The prior patent art also includes several examples of robotic systems that are concerned with the reduction of output error. Included in these patents is U.S. Pat. No. 4,362,972 of R. C. Evans et al., a system in which the robot's output performance is compared with an independent system of measurement and differences between this independent measurement system and the robot performance are used to improve the robot's performance. These patents also include U.S. Pat. No. 4,437,045 issued to P. Mitsuoka and concerned with the use of a model reference adaptive system in controlling a servomechanism. Also included is the patent of T. Maruo et al., U.S. Pat. No. 4,737,697, which is concerned with the manual teaching of a robotic system during a learning or teaching mode of operation and the imposition of deliberate differences between the learning and playback mode operations of the system.

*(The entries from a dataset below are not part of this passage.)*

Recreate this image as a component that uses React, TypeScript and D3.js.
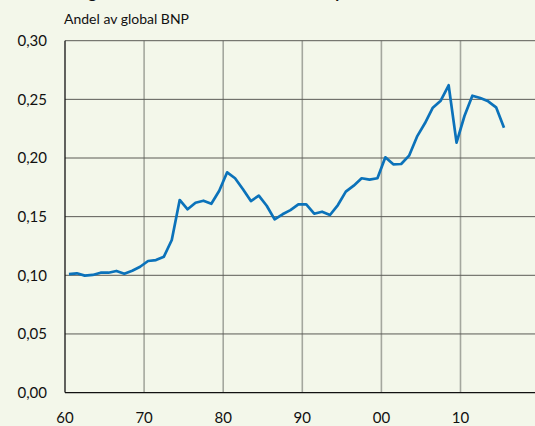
import React, { useRef, useEffect } from "react";
import * as d3 from "d3";

const years = d3.range(1960, 2016);
const shares = [
  0.101, 0.1017, 0.0997, 0.1003, 0.1022, 0.1022, 0.1037, 0.1014, 0.1039, 0.1073,
  0.1122, 0.113, 0.1159, 0.1301, 0.1642, 0.1563, 0.1619, 0.1636, 0.161, 0.1721,
  0.1878, 0.1827, 0.1733, 0.1633, 0.1679, 0.1593, 0.1477, 0.152, 0.1556, 0.1605,
  0.1605, 0.1525, 0.1542, 0.1514, 0.1599, 0.1713, 0.1764, 0.1827, 0.1815, 0.1827,
  0.2006, 0.1946, 0.1949, 0.202, 0.2182, 0.2296, 0.2429, 0.2489, 0.262, 0.2131,
  0.2358, 0.2531, 0.2511, 0.2483, 0.2432, 0.2258,
];
const yTicks = [0, 0.05, 0.1, 0.15, 0.2, 0.25, 0.3];
const xTicks = [1960, 1970, 1980, 1990, 2000, 2010];
const xLabels = ["60", "70", "80", "90", "00", "10"];

const W = 535;
const H = 426;

const App = () => {
  const ref = useRef<SVGSVGElement | null>(null);

  useEffect(() => {
    const svg = d3.select(ref.current);
    svg.selectAll("*").remove();

    const x = d3.scaleLinear().domain([1960, 2020]).range([65, 65 + 60 * 7.91]);
    const y = d3.scaleLinear().domain([0, 0.3]).range([392.6, 40.7]);
    const font = "Lato, 'Open Sans', sans-serif";
    const fmt = (v: number) => v.toFixed(2).replace(".", ",");

    svg.append("rect").attr("width", W).attr("height", H).attr("fill", "#F3F7EA");

    // title, cut off at the top edge as in the source image
    svg
      .append("text")
      .attr("x", 64)
      .attr("y", -2)
      .attr("font-family", font)
      .attr("font-weight", "bold")
      .attr("font-size", 16)
      .attr("fill", "#111")
      .text("Diagram 1. Världshandelns samlade export");

    svg
      .append("text")
      .attr("x", 64)
      .attr("y", 24)
      .attr("font-family", font)
      .attr("font-size", 14)
      .attr("fill", "#111")
      .text("Andel av global BNP");

    // vertical grid
    svg
      .append("g")
      .selectAll("line")
      .data(xTicks.slice(1))
      .enter()
      .append("line")
      .attr("x1", (d) => x(d))
      .attr("x2", (d) => x(d))
      .attr("y1", y(0.3))
      .attr("y2", y(0))
      .attr("stroke", "#A4A79E")
      .attr("stroke-width", 1.6);

    // horizontal grid
    svg
      .append("g")
      .selectAll("line")
      .data(yTicks.slice(1))
      .enter()
      .append("line")
      .attr("x1", x(1960))
      .attr("x2", W)
      .attr("y1", (d) => y(d))
      .attr("y2", (d) => y(d))
      .attr("stroke", "#5A5A55")
      .attr("stroke-width", 1);

    // axes
    svg
      .append("line")
      .attr("x1", x(1960))
      .attr("x2", x(1960))
      .attr("y1", y(0.3))
      .attr("y2", y(0))
      .attr("stroke", "#111")
      .attr("stroke-width", 1.3);
    svg
      .append("line")
      .attr("x1", x(1960))
      .attr("x2", W)
      .attr("y1", y(0))
      .attr("y2", y(0))
      .attr("stroke", "#111")
      .attr("stroke-width", 1.3);

    svg
      .append("g")
      .selectAll("text")
      .data(yTicks)
      .enter()
      .append("text")
      .attr("x", 47)
      .attr("y", (d) => y(d))
      .attr("dy", "0.35em")
      .attr("text-anchor", "end")
      .attr("font-family", font)
      .attr("font-size", 15)
      .attr("fill", "#111")
      .text((d) => fmt(d));

    svg
      .append("g")
      .selectAll("text")
      .data(xTicks)
      .enter()
      .append("text")
      .attr("x", (d) => x(d))
      .attr("y", 417.5)
      .attr("dy", "0.35em")
      .attr("text-anchor", "middle")
      .attr("font-family", font)
      .attr("font-size", 15)
      .attr("fill", "#111")
      .text((d, i) => xLabels[i]);

    const line = d3
      .line<number>()
      .x((d, i) => x(years[i] + 0.5))
      .y((d) => y(d));

    svg
      .append("path")
      .datum(shares)
      .attr("d", line)
      .attr("fill", "none")
      .attr("stroke", "#0B72BA")
      .attr("stroke-width", 2.7)
      .attr("stroke-linejoin", "round");
  }, []);

  return (
    <svg
      ref={ref}
      width={W}
      height={H}
      style={{ position: "absolute", left: 0, top: 0, display: "block" }}
    />
  );
};

export default App;
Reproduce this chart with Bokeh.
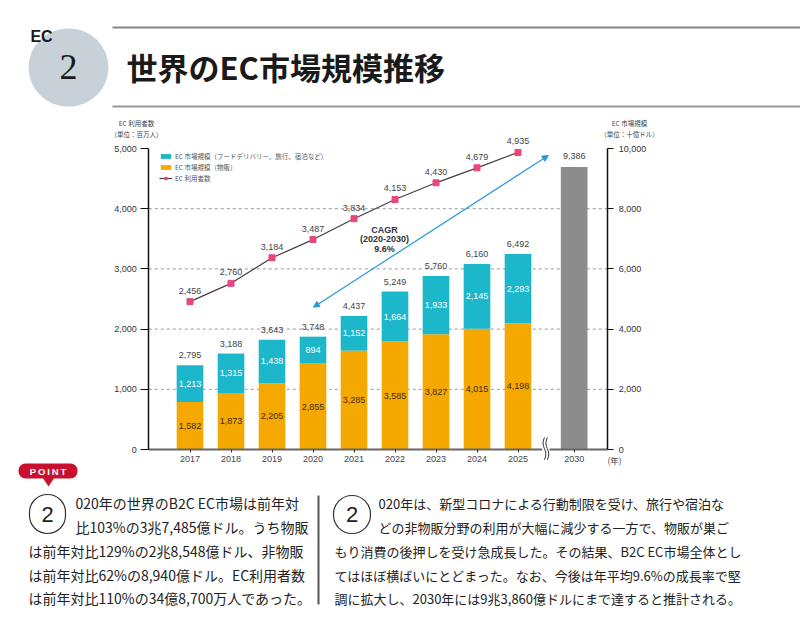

Also included in these prior patents is the patent of M. Yoshida et al., U.S. Pat. No. 4,737,905, which is concerned with the movement of a driven member such as a machine stage in response to commands received at a joystick controller and including the use of nonlinear transforming circuitry. Additionally included is U.S. Pat. No. 4,763,276 of N. D. Derreirra et al., which is concerned with the refinement of an original command signal in order to improve the robot's output performance. Also included is U.S. Pat. No. 4,791,588 issued to N. Onda et al., which is concerned with the combining of an environmental information input signal with a command signal in order to achieve a high precision position control.
Although these prior art references indicate a considerable degree of attention to the improvement of robotic system performance and reduction of system errors, none is suggestive of the simplified and productive majorizing function addition of a supplemental torque to the normal output of a robotic system as taught in the present invention.